'The Matrix' Cinematographer Blames Stanley Kubrick For Why The Sequels Are So "Mind-Numbing"
It can't be understated how hugely influential the Wachowski's The Matrix was. Many a film after it tried (and often failed) to imitate its look, its tone, its groundbreaking visual effects. And the man responsible for the stylish look of the 1999 sci-fi film was cinematographer Bill Pope, who would go on to shoot the film's much-maligned sequels The Matrix Reloaded and The Matrix Revolutions to less than satisfactory results. There are a lot of things that can singled out for the reasons of The Matrix sequels' failures — bloated plots, convoluted narratives, what have you — but Pope knows the real reason. And that reason is...Stanley Kubrick?

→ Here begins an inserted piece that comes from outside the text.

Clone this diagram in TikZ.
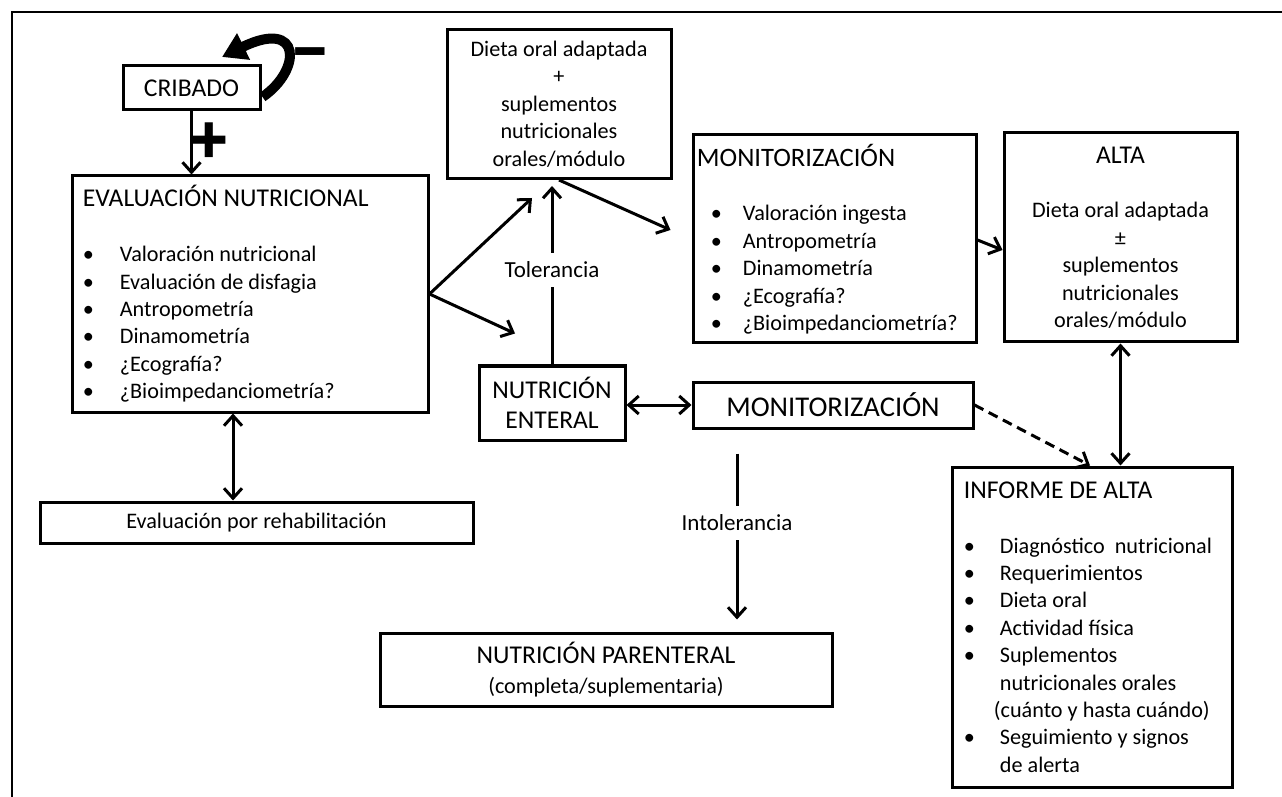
\documentclass[tikz,border=0pt]{standalone}
\usepackage{fontspec}
\setmainfont{Carlito}
\newfontfamily\emojifont{Noto Emoji}
\usetikzlibrary{positioning,arrows.meta}
\newcommand{\headfont}{\fontsize{12.8}{15}\selectfont}
\newcommand{\bul}[1][16pt]{\makebox[#1][l]{\textbullet}}

\begin{document}
\begin{tikzpicture}[x=0.5pt,y=-0.5pt,
  box/.style={draw,line width=1.5pt,inner sep=0pt},
  txt/.style={inner sep=0pt,align=left},
  link/.style={line width=1.5pt,-{Straight Barb[length=5pt,width=9pt]}},
  both/.style={link,{Straight Barb[length=5pt,width=9pt]}-{Straight Barb[length=5pt,width=9pt]}},
  font=\fontsize{11.1}{13.7}\selectfont]
\useasboundingbox (0,0) rectangle (1282,797);
\draw[line width=1pt] (12,797) -- (12,12) -- (1282,12);

% boxes
\node[box,minimum width=68.5pt,minimum height=22pt,font=\headfont] (cribado) at (191.5,88) {CRIBADO};
\node[box,minimum width=178pt,minimum height=118pt] (eval) at (250,294) {};
\node[box,minimum width=112pt,minimum height=74.5pt,align=center] (dieta) at (559,104)
  {Dieta oral adaptada\\+\\suplementos\\nutricionales\\orales/módulo};
\node[box,minimum width=141.5pt,minimum height=104pt] (monA) at (834.5,239) {};
\node[box,minimum width=116.5pt,minimum height=104.5pt,align=center] (alta) at (1120.5,237.5)
  {{\headfont ALTA}\\[13.7pt]Dieta oral adaptada\\±\\suplementos\\nutricionales\\orales/módulo};
\node[box,minimum width=73pt,minimum height=37pt,align=center,font=\headfont] (enteral) at (552,403) {NUTRICIÓN\\ENTERAL};
\node[box,minimum width=140pt,minimum height=23pt,font=\fontsize{14.3}{17}\selectfont] (monB) at (833,405) {MONITORIZACIÓN};
\node[box,minimum width=216.5pt,minimum height=20.5pt] (rehab) at (256.5,522.5) {Evaluación por rehabilitación};
\node[box,minimum width=226pt,minimum height=36.5pt,align=center] (parent) at (606,669.5)
  {{\headfont NUTRICIÓN PARENTERAL}\\[1.3pt](completa/suplementaria)};
\node[box,minimum width=140pt,minimum height=160pt] (informe) at (1092,627) {};

% box contents
\node[txt,right=6pt of eval.west] (evaltxt) {{\headfont EVALUACIÓN NUTRICIONAL}\\[13.7pt]
  \bul[18.5pt]Valoración nutricional\\
  \bul[18.5pt]Evaluación de disfagia\\
  \bul[18.5pt]Antropometría\\
  \bul[18.5pt]Dinamometría\\
  \bul[18.5pt]¿Ecografía?\\
  \bul[18.5pt]¿Bioimpedanciometría?};
\node[txt,right=2.5pt of monA.west] (monAtxt) {{\fontsize{13.3}{15}\selectfont MONITORIZACIÓN}\\[13.7pt]
  \hspace*{7pt}\bul Valoración ingesta\\
  \hspace*{7pt}\bul Antropometría\\
  \hspace*{7pt}\bul Dinamometría\\
  \hspace*{7pt}\bul ¿Ecografía?\\
  \hspace*{7pt}\bul ¿Bioimpedanciometría?};
\node[txt,right=6.5pt of informe.west] (informetxt) {{\headfont INFORME DE ALTA}\\[13.7pt]
  \bul[18pt]Diagnóstico\ \ nutricional\\
  \bul[18pt]Requerimientos\\
  \bul[18pt]Dieta oral\\
  \bul[18pt]Actividad física\\
  \bul[18pt]Suplementos\\
  \hspace*{18pt}nutricionales orales\\
  \hspace*{15pt}(cuánto y hasta cuándo)\\
  \bul[18pt]Seguimiento y signos\\
  \hspace*{18pt}de alerta};

% labels
\node[font=\fontsize{11.5}{13}\selectfont,inner sep=4.5pt] (tol) at (552,270) {Tolerancia};
\node[font=\fontsize{11.5}{13}\selectfont,inner sep=4.5pt] (intol) at (737,523) {Intolerancia};
\node[font=\emojifont\fontsize{16}{16}\selectfont,inner sep=0pt] (minus) at (310,55) {➖};
\node[font=\emojifont\fontsize{18}{18}\selectfont,inner sep=0pt] (plus) at (209,140) {➕};
\coordinate (loopend) at (222,57);

% connectors
\draw[line width=5pt,-{Triangle[length=12pt,width=14pt]}] ([shift={(1,9)}]cribado.east)
  .. controls (302,70) and (302,18) .. (loopend);
\draw[link] (cribado.south) -- (cribado.south |- eval.north);
\draw[both] ([shift={(-17,0)}]eval.south) -- ([shift={(-17,0)}]eval.south |- rehab.north);
\draw[link] (eval.east) -- ([shift={(-27,18)}]dieta.south);
\draw[link] (eval.east) -- ([shift={(-37,-31)}]enteral.north);
\draw[line width=1.5pt] (enteral.north) -- (tol);
\draw[link,shorten >=3pt] (tol) -- (tol |- dieta.south);
\draw[link] (dieta.south) -- ([shift={(-21,-9)}]monA.west);
\draw[link] ([shift={(0,1)}]monA.east) -- ([shift={(0,12.5)}]alta.west);
\draw[both] (monB.west -| enteral.east) -- (monB.west);
\draw[link,dash pattern=on 5pt off 3pt] (monB.east) -- ([xshift=-1pt]informe.north);
\draw[both] (alta.south) -- (alta.south |- informe.north);
\draw[line width=1.5pt] ([yshift=-12pt]intol |- monB.south) -- (intol);
\draw[link,shorten >=6pt] (intol) -- (intol |- parent.north);
\end{tikzpicture}
\end{document}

Pope doesn't have fond memories of shooting the Matrix sequels, which he relayed to fellow cinematographer Roger Deakins on the Team Deakins podcast. But given time to think about the reason for his poor experience on The Matrix sequels, Pope has come to a conclusion. It's all thanks to a piece of advice from Stanley Kubrick that the Wachowskis took a little too seriously, Pope said (via IndieWire):
Everything that was good about the first experience was not good about the last two. We weren't free anymore. People were looking at you. There was a lot of pressure. In my heart, I didn't like them. I felt we should be going in another direction. There was a lot of friction and a lot of personal problems, and it showed up on screen to be honest with you. It was not my most elevated moment, nor was it anyone else's. The Wachowskis had read this damn book by Stanley Kubrick that said, "Actors don't do natural performances until you wear them out." So let's go to take 90! I want to dig Stanley Kubrick up and kill him.
Kubrick's famously meticulous methods were controversial even back when the filmmaker was alive and shooting some of his most acclaimed classics. His emotional torment of Shelley Duvall on The Shining belongs in the annals of "a**hole director" behavior, and is probably not the best method to imitate, even if the Wachowskis wanted to learn from the best. But it was the combination of Kubrick's advice and the tiring back-to-back shooting schedule that created an environment that Pope hated, and which he believed made the films suffer. Pope even brought up Peter Jackson's Hobbit trilogy as an example of how a back-to-back shoot can take a toll both behind and in front of the cameras:
There is something about making a shoot that long, 276 shoot days, that is mind numbing and soul numbing and it numbs the movie. You think about The Hobbit, where they [shot] one, two, and three, and the movies are just numbing. In the books you don't feel that because you pick it up and put it down. In a movie shoot it's too long. There's a limit from what you can take in.
Pope is still proud of his work, telling Deakins, "I just transferred them all to 4K for archive purposes at Warners, and I wrote the Wachowskis and Keanu [Reeves] and Carrie-Anne [Moss] that we did a good job, we should be proud of them," but the grueling shoots of the Matrix sequels probably stuck in his mind – he won't be returning for The Matrix 4.